Florence Zivaishe Madenga Named George Gerbner Postdoctoral Fellow

Madenga studies journalistic practice in the United States and Zimbabwe.

By Hailey Reissman

Florence Madenga has been named the George Gerbner Postdoctoral Fellow at the Annenberg School for Communication at the University of Pennsylvania.

Madenga, who studies journalism, globalization, and state-sponsored media, will defend her dissertation entitled, “Taking Satire Journalism Seriously: Living and Laughing to Bring the State Down?” in July.

The George Gerbner Fellowship, named in honor of the school’s second dean, is awarded in alternate years to a graduate of Penn’s Annenberg School for Communication or USC’s Annenberg School for Communication and Journalism. The faculty of the opposite school selects the recipient from the group of applicants, who is then in residence at Penn for the duration of the fellowship.

While the Gerbner Fellowship normally lasts for two years, Madenga will be leaving in Fall 2024 to start a tenure track position at Boston College as Assistant Professor of Race and Communication.

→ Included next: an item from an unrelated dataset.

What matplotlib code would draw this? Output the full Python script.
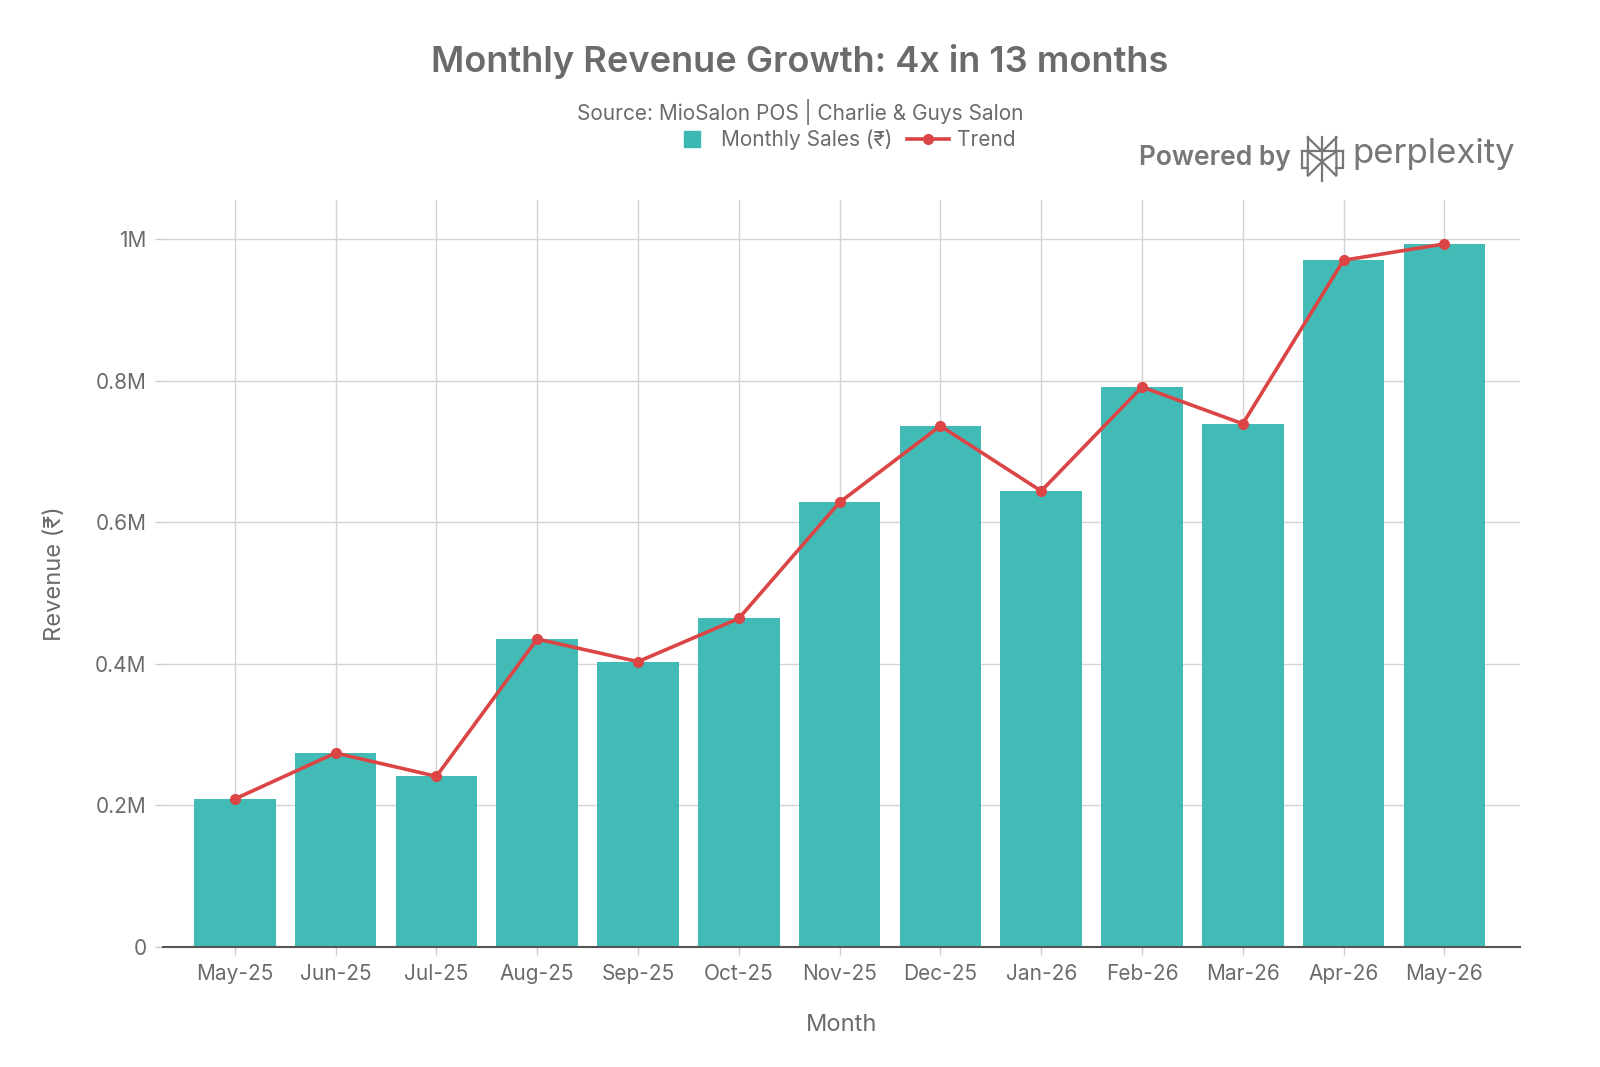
import matplotlib.pyplot as plt
import numpy as np
from matplotlib.lines import Line2D

months = ['May-25', 'Jun-25', 'Jul-25', 'Aug-25', 'Sep-25', 'Oct-25', 'Nov-25',
          'Dec-25', 'Jan-26', 'Feb-26', 'Mar-26', 'Apr-26', 'May-26']
sales = [209000, 274000, 241000, 435000, 403000, 464000, 628000,
         736000, 644000, 791000, 739000, 970000, 993000]
y_ticks = [0, 200000, 400000, 600000, 800000, 1000000]
y_tick_labels = ['0', '0.2M', '0.4M', '0.6M', '0.8M', '1M']

BAR = '#3CB9B4'
LINE = '#DB4545'
TXT = '#6b6b6b'
LOGO = '#777777'

plt.rcParams['font.family'] = ['Inter', 'DejaVu Sans']

def draw_logo(fig, x0, y0, w, h):
    # rough line sketch of the perplexity mark
    segs = [
        [(0.5, 0.0), (0.5, 1.0)],
        [(0.0, 0.68), (1.0, 0.68)],
        [(0.15, 1.0), (0.5, 0.68), (0.85, 1.0)],
        [(0.15, 1.0), (0.15, 0.68)],
        [(0.85, 1.0), (0.85, 0.68)],
        [(0.0, 0.68), (0.0, 0.3), (0.15, 0.3)],
        [(1.0, 0.68), (1.0, 0.3), (0.85, 0.3)],
        [(0.15, 0.68), (0.15, 0.12), (0.5, 0.45)],
        [(0.85, 0.68), (0.85, 0.12), (0.5, 0.45)],
        [(0.15, 0.68), (0.5, 0.45), (0.85, 0.68)],
    ]
    for s in segs:
        xs = [x0 + u * w for u, v in s]
        ys = [y0 + v * h for u, v in s]
        fig.add_artist(Line2D(xs, ys, transform=fig.transFigure, color=LOGO,
                              linewidth=1.6, solid_joinstyle='miter'))

def plot_revenue():
    fig = plt.figure(figsize=(16, 10.67), dpi=100)
    ax = fig.add_axes([0.102, 0.1125, 0.848, 0.70])
    x = np.arange(len(months))

    ax.grid(True, color='#d4d4d4', linewidth=1, zorder=0)
    ax.set_axisbelow(True)
    ax.bar(x, sales, width=0.81, color=BAR, alpha=0.97, zorder=2)
    ax.plot(x, sales, color=LINE, linewidth=2.6, marker='o', markersize=7, zorder=3)

    ax.set_xlim(-0.71, len(months) - 0.25)
    ax.set_ylim(0, 1055000)
    ax.set_xticks(x)
    ax.set_xticklabels(months)
    ax.set_yticks(y_ticks)
    ax.set_yticklabels(y_tick_labels)

    for s in ['top', 'right', 'left']:
        ax.spines[s].set_visible(False)
    ax.spines['bottom'].set_color('#555555')
    ax.spines['bottom'].set_linewidth(1.5)
    ax.tick_params(axis='both', colors='#cccccc', labelcolor=TXT, labelsize=15,
                   length=6, width=1, pad=6)

    ax.set_xlabel('Month', fontsize=17, color=TXT, labelpad=22)
    ax.set_ylabel('Revenue (₹)', fontsize=17, color=TXT, labelpad=21)

    fig.text(0.5, 0.942, 'Monthly Revenue Growth: 4x in 13 months', ha='center',
             va='center', fontsize=26, fontweight='semibold', color=TXT)
    fig.text(0.5, 0.895, 'Source: MioSalon POS | Charlie & Guys Salon', ha='center',
             va='center', fontsize=15, color=TXT)

    h_bar = Line2D([], [], linestyle='none', marker='s', markersize=12, color=BAR)
    h_line = Line2D([], [], color=LINE, linewidth=2.6, marker='o', markersize=7)
    leg = fig.legend(handles=[h_bar, h_line], labels=['Monthly Sales (₹)', 'Trend'],
                     loc='center', bbox_to_anchor=(0.527, 0.869), ncol=2,
                     frameon=False, fontsize=15, handlelength=2.0,
                     columnspacing=0.7, handletextpad=0.4)
    for t in leg.get_texts():
        t.set_color(TXT)

    fig.text(0.807, 0.852, 'Powered by', ha='right', va='center', fontsize=19,
             fontweight='semibold', color=LOGO)
    draw_logo(fig, 0.8135, 0.830, 41 / 1600, 44 / 1067)
    fig.text(0.845, 0.856, 'perplexity', ha='left', va='center', fontsize=25,
             color=LOGO)

    fig.savefig('out.png', dpi=100)

if __name__ == "__main__":
    plot_revenue()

As a Gerbner Fellow, she will build upon her dissertation research, continuing to investigate the concept of “satire journalism” as a means to analyze journalism under a military dictatorship in Zimbabwe and on the internet.

“During the fellowship, I am expanding my analysis to ‘YouTube journalism’ beyond Zimbabwe to better understand the intersection of digital media, Black, and diaspora studies,” she says. 

In addition to research, Madenga will work on an oral history project that she started with Olivia Haynie, an undergraduate student at Penn, on the Philadelphia Association of Black Journalists (PABJ), the nation's oldest professional association of journalists of color.

“I want to dig further into the history and the continued relevance of PABJ as the first organization of its kind in the nation,” she says, “and explore who or what gets to be historized and highlighted and who or what is left out in stories about Black professional organizations more broadly.”

Madenga also plans to work with organizations at Penn to facilitate partnerships between Black undergraduate students interested in journalism and local organizations like PABJ. 

“The city and its organizations have been crucial to my development as a mentor and as a researcher, and I look forward to continuing those local engagements as a Gerbner fellow,” she  says.

Prior to beginning her doctoral work at Annenberg, Madenga completed a master's degree in Humanities and Social Thought at New York University. She also holds bachelor’s degrees in Journalism and Politics from New York University.

In 2021, she received the James D. Woods Award, granted to an outstanding graduate teaching assistant.

Currently, Madenga is a Research Fellow at the Center for Advanced Research in Global Communication and a Graduate Fellow at the Center for Media at Risk.